While I really like David as a young adult, there are so many times lately that I wish that I could turn back the clock a year or two!
Best wishes to you and Taryn. I'm rooting for her!
You are very welcome. How nice to hear that Taryn is doing well with her Naval course, drill, etc and her PT requirements. Maybe a question to ask Taryn is what will she do to pay for college if she decides to drop out of the NROTC program now? If I recall correctly, she's an excellent student, so are there other academic scholarships that may be available that will help pay for her college tuition?

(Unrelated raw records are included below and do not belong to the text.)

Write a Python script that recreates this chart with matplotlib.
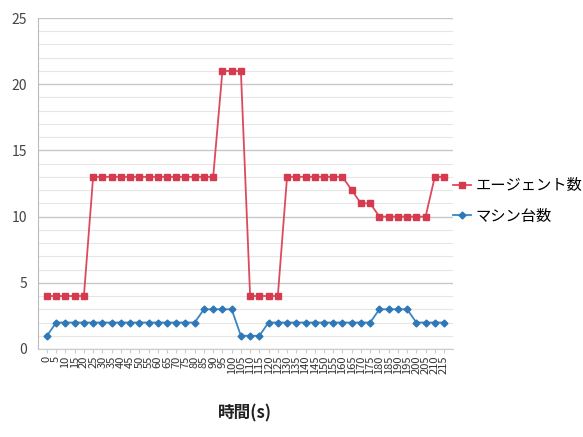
import numpy as np
import matplotlib.pyplot as plt
from matplotlib.ticker import MultipleLocator

plt.rcParams['font.family'] = ['Noto Sans CJK JP', 'DejaVu Sans']

# 時間 (s)
time_s = list(range(0, 220, 5))

# エージェント数
agents = [4, 4, 4, 4, 4,
          13, 13, 13, 13, 13, 13, 13, 13, 13, 13, 13, 13, 13, 13,
          21, 21, 21,
          4, 4, 4, 4,
          13, 13, 13, 13, 13, 13, 13,
          12, 11, 11,
          10, 10, 10, 10, 10, 10,
          13, 13]

# マシン台数
machines = [1,
            2, 2, 2, 2, 2, 2, 2, 2, 2, 2, 2, 2, 2, 2, 2, 2,
            3, 3, 3, 3,
            1, 1, 1,
            2, 2, 2, 2, 2, 2, 2, 2, 2, 2, 2, 2,
            3, 3, 3, 3,
            2, 2, 2, 2]

x = np.arange(len(time_s))

fig = plt.figure(figsize=(5.83, 4.37), dpi=100)
ax = fig.add_axes([38/583, 1-349/437, (453-38)/583, (349-18)/437])

ax.plot(x, agents, color='#dc4a5e', lw=1.3, marker='s', ms=5,
        mfc='#d63a4e', mec='#d63a4e', label='エージェント数', zorder=3)
ax.plot(x, machines, color='#3a86c4', lw=1.3, marker='D', ms=3.5,
        mfc='#2f78b8', mec='#2f78b8', label='マシン台数', zorder=3)

ax.set_ylim(0, 25)
ax.set_xlim(-0.97, len(x) - 1 + 0.97)
ax.yaxis.set_major_locator(MultipleLocator(5))
ax.yaxis.set_minor_locator(MultipleLocator(1))
ax.grid(axis='y', which='major', color='#c8c8c8', lw=1.0)
ax.grid(axis='y', which='minor', color='#e6e6e6', lw=0.8)
ax.set_axisbelow(True)

ax.set_xticks(x)
ax.set_xticklabels([str(t) for t in time_s], rotation=90, fontsize=8, color='#333333')
ax.tick_params(axis='x', length=3, color='#cccccc', pad=2)
ax.tick_params(axis='y', which='both', length=0, labelsize=10, labelcolor='#444444', pad=8)

for s in ['top', 'right']:
    ax.spines[s].set_visible(False)
ax.spines['left'].set_color('#bbbbbb')
ax.spines['bottom'].set_color('#cccccc')

fig.text(245/583, 1-413/437, '時間(s)', ha='center', va='center', fontsize=12,
         color='#222222', fontweight='bold')

fig.legend(loc='upper left', bbox_to_anchor=(453/583, 1-177/437), frameon=False,
           fontsize=11, handlelength=1.2, handletextpad=0.3, labelspacing=0.9,
           borderaxespad=0, borderpad=0)

fig.savefig('out.png', dpi=100)
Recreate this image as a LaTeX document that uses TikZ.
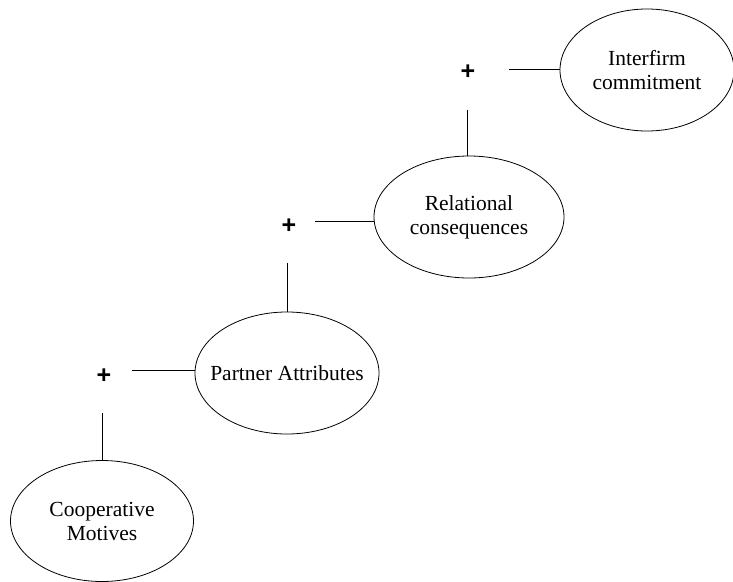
\documentclass[tikz,border=0pt]{standalone}
\usepackage{fontspec}
\setmainfont{Liberation Serif}
\newfontfamily\plusfont{Liberation Sans Bold}
\usetikzlibrary{shapes.geometric}
\begin{document}
\begin{tikzpicture}[x=1pt,y=-1pt,
  oval/.style={draw=black, line width=0.8pt, ellipse, inner xsep=-20pt, inner ysep=0pt, align=center,
    font=\fontsize{21.5}{24}\selectfont},
  plussign/.style={font=\plusfont\fontsize{25}{25}\selectfont, inner sep=0pt},
  link/.style={draw=black, line width=0.9pt}]
\useasboundingbox (0,0) rectangle (733,581);
\node[oval, minimum width=183pt, minimum height=121pt] (coop) at (102,521) {Cooperative\\Motives};
\node[oval, minimum width=184pt, minimum height=122pt] (partner) at (287,373) {Partner Attributes};
\node[oval, minimum width=190pt, minimum height=122pt] (relational) at (469,217) {Relational\\consequences};
\node[oval, minimum width=174pt, minimum height=122pt] (interfirm) at (647,70) {Interfirm\\commitment};
\node[plussign] (p1) at (104,376) {+};
\node[plussign] (p2) at (289,226) {+};
\node[plussign] (p3) at (468,72) {+};
\coordinate (v1) at (102,413);
\coordinate (h1) at (132,370);
\coordinate (v2) at (287,263);
\coordinate (h2) at (315,221);
\coordinate (v3) at (467,110);
\coordinate (h3) at (509,69);
\draw[link] (v1) -- (v1 |- coop.north);
\draw[link] (h1) -- (h1 -| partner.west);
\draw[link] (v2) -- (v2 |- partner.north);
\draw[link] (h2) -- (h2 -| relational.west);
\draw[link] (v3) -- (v3 |- relational.north);
\draw[link] (h3) -- (h3 -| interfirm.west);
\end{tikzpicture}
\end{document}
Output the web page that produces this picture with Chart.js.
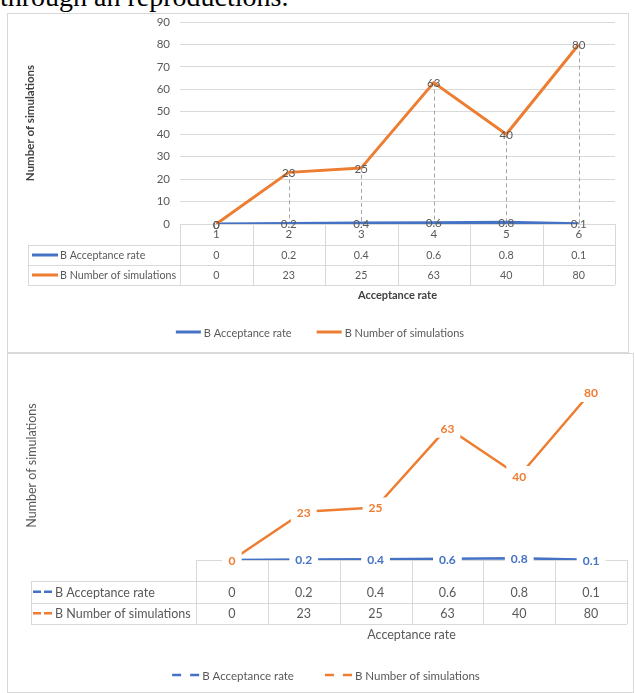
<!DOCTYPE html>
<html lang="en">
<head>
<meta charset="utf-8">
<title>Acceptance rate vs number of simulations</title>
<style>
  body { margin: 0; width: 635px; height: 693px; position: relative; overflow: hidden; background: #fff; }
  .cap { position: absolute; left: 0; top: -17px; font: 28px "Liberation Serif", serif; line-height: 28px; color: #000; white-space: nowrap; }
  .panel { position: absolute; box-sizing: border-box; border: 1px solid #d9d9d9; background: #fff; }
  .panel canvas { position: absolute; left: 0; top: 0; }
  #p1 { left: 7px; top: 13px; width: 622px; height: 340px; }
  #p2 { left: 7px; top: 353px; width: 627px; height: 340px; }
</style>
</head>
<body>
<div class="cap">through an reproductions.</div>
<div class="panel" id="p1"><canvas id="chart1" width="620" height="338"></canvas></div>
<div class="panel" id="p2"><canvas id="chart2" width="625" height="338"></canvas></div>

<script src="https://cdn.jsdelivr.net/npm/chart.js"></script>
<script>
// data (same numbers in both)
const categories = ['1', '2', '3', '4', '5', '6'];
const acceptanceRate = [0, 0.2, 0.4, 0.6, 0.8, 0.1];
const numberOfSimulations = [0, 23, 25, 63, 40, 80];
const seriesNames = ['B Acceptance rate', 'B Number of simulations'];
const yMax = 90;
const yStep = 10;

const BLUE = '#4472C4';
const ORANGE = '#ED7D31';
const GREY = '#595959';
const LINE = '#d9d9d9';
const FAMILY = 'Lato, "Liberation Sans", sans-serif';

function cssFont(size, weight) {
  return (weight || 'normal') + ' ' + size + 'px ' + FAMILY;
}

// drop lines + value labels on the points
const valueLabels = {
  id: 'valueLabels',
  beforeDatasetsDraw(chart, args, o) {
    if (!o.dropLines) return;
    const ctx = chart.ctx, area = chart.chartArea;
    ctx.save();
    ctx.strokeStyle = '#a6a6a6';
    ctx.lineWidth = 1;
    ctx.setLineDash([4, 3]);
    chart.data.labels.forEach((l, i) => {
      let top = area.bottom, x = 0;
      chart.data.datasets.forEach((ds, di) => {
        const pt = chart.getDatasetMeta(di).data[i];
        x = pt.x;
        if (pt.y < top) top = pt.y;
      });
      ctx.beginPath();
      ctx.moveTo(Math.round(x) + 0.5, top);
      ctx.lineTo(Math.round(x) + 0.5, area.bottom);
      ctx.stroke();
    });
    ctx.restore();
  },
  afterDatasetsDraw(chart, args, o) {
    const ctx = chart.ctx;
    ctx.save();
    ctx.font = o.font;
    ctx.textAlign = 'center';
    ctx.textBaseline = 'middle';
    chart.data.datasets.forEach((ds, di) => {
      chart.getDatasetMeta(di).data.forEach((pt, i) => {
        const txt = String(ds.data[i]);
        if (o.boxed) {
          const w = ctx.measureText(txt).width + o.padX * 2;
          ctx.fillStyle = '#fff';
          ctx.fillRect(pt.x - w / 2, pt.y - o.boxH / 2, w, o.boxH);
        }
        ctx.fillStyle = o.color || ds.borderColor;
        ctx.fillText(txt, pt.x, pt.y + 1);
      });
    });
    ctx.restore();
  }
};

function drawKey(ctx, x1, x2, y, color, width, dash) {
  ctx.save();
  ctx.strokeStyle = color;
  ctx.lineWidth = width;
  ctx.setLineDash(dash || []);
  ctx.beginPath();
  ctx.moveTo(x1, y);
  ctx.lineTo(x2, y);
  ctx.stroke();
  ctx.restore();
}

// excel style data table under the plot + legend at the bottom
const sheetTable = {
  id: 'sheetTable',
  afterDraw(chart, args, o) {
    const ctx = chart.ctx, xs = chart.scales.x, area = chart.chartArea;
    const n = chart.data.labels.length;
    const step = xs.getPixelForValue(1) - xs.getPixelForValue(0);
    const left = xs.getPixelForValue(0) - step / 2;
    const right = xs.getPixelForValue(n - 1) + step / 2;
    const top = area.bottom;
    const rowsTop = top + o.headH;
    const bottom = rowsTop + o.rowH * chart.data.datasets.length;

    ctx.save();
    ctx.strokeStyle = LINE;
    ctx.lineWidth = 1;
    ctx.beginPath();
    for (let k = 0; k <= n; k++) {
      const x = Math.round(left + k * step) + 0.5;
      ctx.moveTo(x, top);
      ctx.lineTo(x, bottom);
    }
    ctx.moveTo(o.labelLeft + 0.5, rowsTop);
    ctx.lineTo(o.labelLeft + 0.5, bottom);
    for (let r = 0; r <= chart.data.datasets.length; r++) {
      const y = Math.round(rowsTop + r * o.rowH) + 0.5;
      ctx.moveTo(o.labelLeft, y);
      ctx.lineTo(right, y);
    }
    ctx.stroke();

    ctx.font = o.font;
    ctx.fillStyle = GREY;
    ctx.textBaseline = 'middle';
    chart.data.datasets.forEach((ds, di) => {
      const cy = rowsTop + o.rowH * (di + 0.5);
      drawKey(ctx, o.keyX[0], o.keyX[1], cy, ds.borderColor, o.keyW, o.keyDash);
      ctx.fillStyle = GREY;
      ctx.textAlign = 'left';
      ctx.fillText(ds.label, o.textX, cy + 1);
      ctx.textAlign = 'center';
      ds.data.forEach((v, i) => ctx.fillText(String(v), xs.getPixelForValue(i), cy + 1));
    });

    // legend
    ctx.font = o.legendFont;
    const items = chart.data.datasets.map(ds => ({ ds, w: ctx.measureText(ds.label).width }));
    let total = 0;
    items.forEach((it, i) => { total += o.legKey + o.legGap + it.w + (i ? o.legItemGap : 0); });
    let x = o.legendCenter - total / 2;
    items.forEach(it => {
      drawKey(ctx, x, x + o.legKey, o.legendY, it.ds.borderColor, o.keyW, o.legDash);
      ctx.fillStyle = GREY;
      ctx.textAlign = 'left';
      ctx.fillText(it.ds.label, x + o.legKey + o.legGap, o.legendY + 1);
      x += o.legKey + o.legGap + it.w + o.legItemGap;
    });
    ctx.restore();
  }
};

function datasets(width) {
  return [
    { label: seriesNames[0], data: acceptanceRate, borderColor: BLUE, backgroundColor: BLUE,
      borderWidth: width, pointRadius: 0, tension: 0, borderJoinStyle: 'round', order: 2 },
    { label: seriesNames[1], data: numberOfSimulations, borderColor: ORANGE, backgroundColor: ORANGE,
      borderWidth: width, pointRadius: 0, tension: 0, borderJoinStyle: 'round', order: 1 }
  ];
}

// top chart: with axis, gridlines and drop lines
new Chart(document.getElementById('chart1'), {
  type: 'line',
  data: { labels: categories, datasets: datasets(3) },
  options: {
    responsive: false,
    animation: false,
    devicePixelRatio: 1,
    layout: { padding: { top: 0, right: 13, bottom: 0, left: 0 } },
    plugins: {
      legend: { display: false },
      tooltip: { enabled: false },
      valueLabels: { font: cssFont(11.5), color: GREY, dropLines: true },
      sheetTable: {
        headH: 21, rowH: 20, labelLeft: 20, font: cssFont(10.7), keyX: [24, 50], keyW: 3, keyDash: null,
        textX: 52, legendFont: cssFont(11), legendY: 318, legendCenter: 312,
        legKey: 25, legGap: 3, legItemGap: 25, legDash: null
      }
    },
    scales: {
      x: {
        offset: true,
        grid: { display: false, drawTicks: false },
        border: { display: false },
        ticks: { color: GREY, font: { family: FAMILY, size: 11.5 }, padding: 3 },
        title: { display: true, text: 'Acceptance rate', color: '#404040',
                 font: { family: FAMILY, size: 11, weight: 'bold' }, padding: { top: 0, bottom: 50 } },
        afterFit(s) { s.height = 128; }
      },
      y: {
        min: 0, max: yMax,
        grid: { color: LINE, drawTicks: false },
        border: { display: false },
        ticks: { stepSize: yStep, color: GREY, font: { family: FAMILY, size: 11.5 }, padding: 10 },
        title: { display: true, text: 'Number of simulations', color: '#404040',
                 font: { family: FAMILY, size: 11.5, weight: 'bold' }, padding: { top: 15, bottom: 0 } },
        afterFit(s) { s.width = 172; s.paddingTop = 8; s.paddingBottom = 7; }
      }
    }
  },
  plugins: [valueLabels, sheetTable]
});

// bottom chart: no value axis, coloured boxed labels, dashed keys
new Chart(document.getElementById('chart2'), {
  type: 'line',
  data: { labels: categories, datasets: datasets(2.5) },
  options: {
    responsive: false,
    animation: false,
    devicePixelRatio: 1,
    layout: { padding: { top: 17, right: 6, bottom: 0, left: 0 } },
    plugins: {
      legend: { display: false },
      tooltip: { enabled: false },
      valueLabels: { font: cssFont(12, 'bold'), boxed: true, padX: 6, boxH: 20 },
      sheetTable: {
        headH: 21, rowH: 21.5, labelLeft: 23, font: cssFont(12.5), keyX: [25, 44], keyW: 2.5, keyDash: [8, 3],
        textX: 47, legendFont: cssFont(11.5), legendY: 321, legendCenter: 318,
        legKey: 27, legGap: 3, legItemGap: 31, legDash: [9, 9]
      }
    },
    scales: {
      x: {
        offset: true,
        grid: { display: false, drawTicks: false },
        border: { display: true, color: LINE },
        ticks: { display: false },
        title: { display: true, text: 'Acceptance rate', color: GREY,
                 font: { family: FAMILY, size: 12.5 }, padding: { top: 0, bottom: 50 } },
        afterFit(s) { s.height = 132; }
      },
      y: {
        min: 0, max: yMax,
        grid: { display: false, drawTicks: false },
        border: { display: false },
        ticks: { display: false, stepSize: yStep },
        title: { display: true, text: 'Number of simulations', color: GREY,
                 font: { family: FAMILY, size: 12.5 }, padding: { top: 16, bottom: 0 } },
        afterFit(s) { s.width = 188; }
      }
    }
  },
  plugins: [valueLabels, sheetTable]
});
</script>
</body>
</html>
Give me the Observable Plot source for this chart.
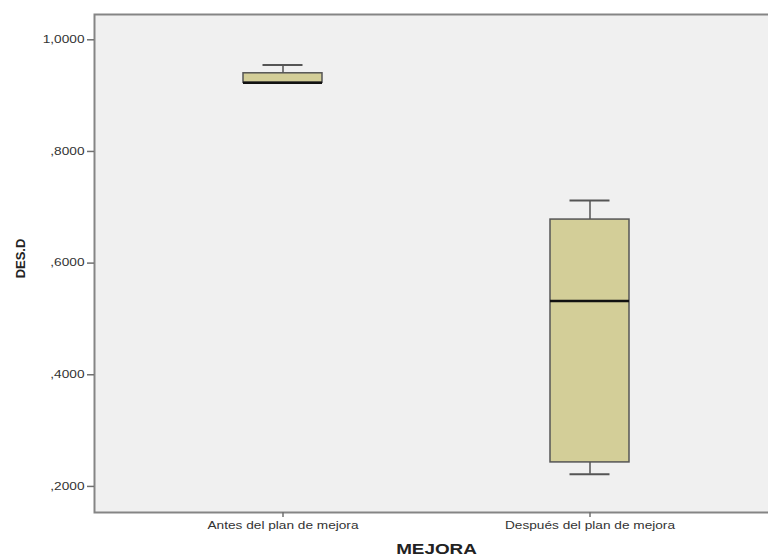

It may be a bit of cold feet on her part and chances are that her friends (non-ROTC) may be questioning her making such a focused committment to the military. I can understand where the deployment can be hard to handle on families with children and my daughter has made the decision to not get married or have children while on active duty in the Navy for now.
Lauren, as a SWO ordinance officer, has been on one major deployment to work with our European allies in Europe and enjoyed the opportunity to learn from other cultures. She seems to enjoy it but again it is not easy and being an O-1 junior officer is, in some ways, like being a plebe all over again. She'll probably be going back out for deployment sometime early in 2010. My advice is to ask Taryn the hard questions and be willing to listen and suport her decisions. But isn't that what we do anyway?! Please let me know if there is anything you like me to ask her and I will get back with you.
The deal we made was that she would stick it out for one semester, and if she really hated it, she could quit. Well, in spite of everything she said, when it came time to make the decision before second semester, she decided she wasn't going to quit. Second semester she almost flunked out, and almost failed her naval science class. But, the XO and CO both liked her, and saw something in her that they felt was worth saving, and they did. Couldn't go on cCORTRAMID because she was not a scholarship student.
Things got better/worse over the next three years, but she did graduate on time and was commissioned. Up until the morning of her commissioning, she was slated to go the flight school - but after taking the exam twice, she was told she had not scored high enough. So she went surface warfare, and was sent to meet her first ship in Bahrain (home port Honolulu). She was the electrical officer on that ship. Everything was going well, then the command changed, and the new CO was slow to help the junior officers get their quals. Leigh then had some issues with her back, and was placed on shore duty for 6 months. Reassigned to a new ship a few months ago, and now is the main propulsion officer (she is a girly girl, but loves getting greasy and dirty - go figure).
Lots of boyfriends, and it seems as soon as one leaves the scene, another one arrives. A couple she thought might be serious, but it didn't work out. She definitely wants a family, but understands that she has lots of years left. After having several boyfriends through deployments, she also realizes that it is possible to have a family, but realistically, wants to get her ship duty behind her.
The college part is the important thing, and owing the military 4-5 years of active duty is nothing to get that education. Additionally, the military experience will make her a much more employable person that the average college grad. Leigh has a history degree- not very useful in the working world. A steady job for 4-5 years, a chance to see the world, and then...? Who knows. From your daughter's perspective, it seems long, but in the grand scheme of things, the time goes quickly. I suspect your daughter is overwhelmed with the newness of it all, and it scares her. Urge her to stick it through - and if she wants someone to talk to, I know Leigh would be happy to email her, and give her a different perspective.
Happy to be your friend, and hope this answers some of your questions -
I would caution your daughter to not be so quick to judge the Navy experience based on one person -or even two or three. While there is certainly some truth to what she has heard about there being challenges/difficulties in balancing the military lifestyle with marriage/children, honestly what career life doen't have some challenges. A few moms have already written of the great value of a college education and one that is debt free is ...well, almost priceless and nothing to sneeze at, so to speak.
Personally, I think that five years of virtually invaluable military (one of our best corporations) is a VERY small price to pay for a good college education AND one of the toughest & most vast work experiences she could ever receive, but then again, it is NOT for the faint of heart or for everyone (not unlike many good opportunities).
If this is your daughter's plebe (first) year you should explain to her that it DOES get better, though usually not easy, but better! For this year she is at the bottom of the rung in pecking order and she will be made to know it but she will eventually move up and move on. My experience is based on my daughter, who is both an USNA grad (go Navy) and a female Naval Officer that has been on the job for over a year. Also I have helped other young ladies from my area go through the Academy.